Problem to work on:
All of the data should be repeated exactly; pictures are not part of the copy.

Collected data:
+ + + + + + +

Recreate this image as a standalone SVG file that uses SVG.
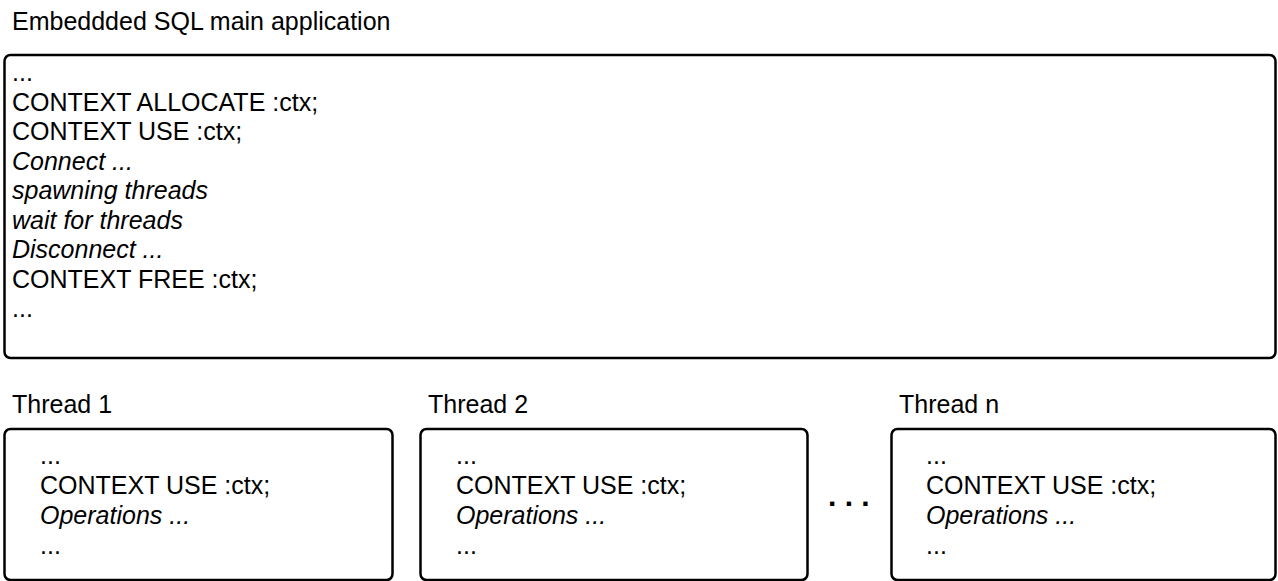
<svg xmlns="http://www.w3.org/2000/svg" width="1278" height="581" viewBox="0 0 1278 581">
<style>
text{font-family:"Liberation Sans",Arial,sans-serif;font-size:25px;fill:#000}
.i{font-style:italic}
.box{fill:#fff;stroke:#000;stroke-width:2.5}
</style>
<rect width="1278" height="581" fill="#fff"/>
<g id="main">
<text x="12" y="30">Embeddded SQL main application</text>
<rect class="box" x="4.5" y="55" width="1271" height="303" rx="6"/>
<text x="12" y="81">...</text>
<text x="12" y="110.5">CONTEXT ALLOCATE :ctx;</text>
<text x="12" y="140">CONTEXT USE :ctx;</text>
<text x="12" y="169.5" class="i">Connect ...</text>
<text x="12" y="199" class="i">spawning threads</text>
<text x="12" y="228.5" class="i">wait for threads</text>
<text x="12" y="258" class="i">Disconnect ...</text>
<text x="12" y="287.5">CONTEXT FREE :ctx;</text>
<text x="12" y="317">...</text>
</g>
<g id="thread1">
<text x="12" y="413">Thread 1</text>
<rect class="box" x="4.5" y="429" width="388" height="151" rx="6"/>
<text x="40" y="464">...</text>
<text x="40" y="494">CONTEXT USE :ctx;</text>
<text x="40" y="524" class="i">Operations ...</text>
<text x="40" y="554">...</text>
</g>
<g id="thread2">
<text x="428" y="413">Thread 2</text>
<rect class="box" x="420.5" y="429" width="387" height="151" rx="6"/>
<text x="456" y="464">...</text>
<text x="456" y="494">CONTEXT USE :ctx;</text>
<text x="456" y="524" class="i">Operations ...</text>
<text x="456" y="554">...</text>
</g>
<g id="ellipsis">
<text x="828" y="506" style="font-size:30px;font-weight:bold">. . .</text>
</g>
<g id="threadn">
<text x="899" y="413">Thread n</text>
<rect class="box" x="891.5" y="429" width="384" height="151" rx="6"/>
<text x="926" y="464">...</text>
<text x="926" y="494">CONTEXT USE :ctx;</text>
<text x="926" y="524" class="i">Operations ...</text>
<text x="926" y="554">...</text>
</g>
<g id="connectors"></g>
</svg>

+ + + + + + +

Solution for this problem:
Recreate this image as a standalone SVG file that uses SVG.
<svg xmlns="http://www.w3.org/2000/svg" width="1278" height="581" viewBox="0 0 1278 581">
<style>
text{font-family:"Liberation Sans",Arial,sans-serif;font-size:25px;fill:#000}
.i{font-style:italic}
.box{fill:#fff;stroke:#000;stroke-width:2.5}
</style>
<rect width="1278" height="581" fill="#fff"/>
<g id="main">
<text x="12" y="30">Embeddded SQL main application</text>
<rect class="box" x="4.5" y="55" width="1271" height="303" rx="6"/>
<text x="12" y="81">...</text>
<text x="12" y="110.5">CONTEXT ALLOCATE :ctx;</text>
<text x="12" y="140">CONTEXT USE :ctx;</text>
<text x="12" y="169.5" class="i">Connect ...</text>
<text x="12" y="199" class="i">spawning threads</text>
<text x="12" y="228.5" class="i">wait for threads</text>
<text x="12" y="258" class="i">Disconnect ...</text>
<text x="12" y="287.5">CONTEXT FREE :ctx;</text>
<text x="12" y="317">...</text>
</g>
<g id="thread1">
<text x="12" y="413">Thread 1</text>
<rect class="box" x="4.5" y="429" width="388" height="151" rx="6"/>
<text x="40" y="464">...</text>
<text x="40" y="494">CONTEXT USE :ctx;</text>
<text x="40" y="524" class="i">Operations ...</text>
<text x="40" y="554">...</text>
</g>
<g id="thread2">
<text x="428" y="413">Thread 2</text>
<rect class="box" x="420.5" y="429" width="387" height="151" rx="6"/>
<text x="456" y="464">...</text>
<text x="456" y="494">CONTEXT USE :ctx;</text>
<text x="456" y="524" class="i">Operations ...</text>
<text x="456" y="554">...</text>
</g>
<g id="ellipsis">
<text x="828" y="506" style="font-size:30px;font-weight:bold">. . .</text>
</g>
<g id="threadn">
<text x="899" y="413">Thread n</text>
<rect class="box" x="891.5" y="429" width="384" height="151" rx="6"/>
<text x="926" y="464">...</text>
<text x="926" y="494">CONTEXT USE :ctx;</text>
<text x="926" y="524" class="i">Operations ...</text>
<text x="926" y="554">...</text>
</g>
<g id="connectors"></g>
</svg>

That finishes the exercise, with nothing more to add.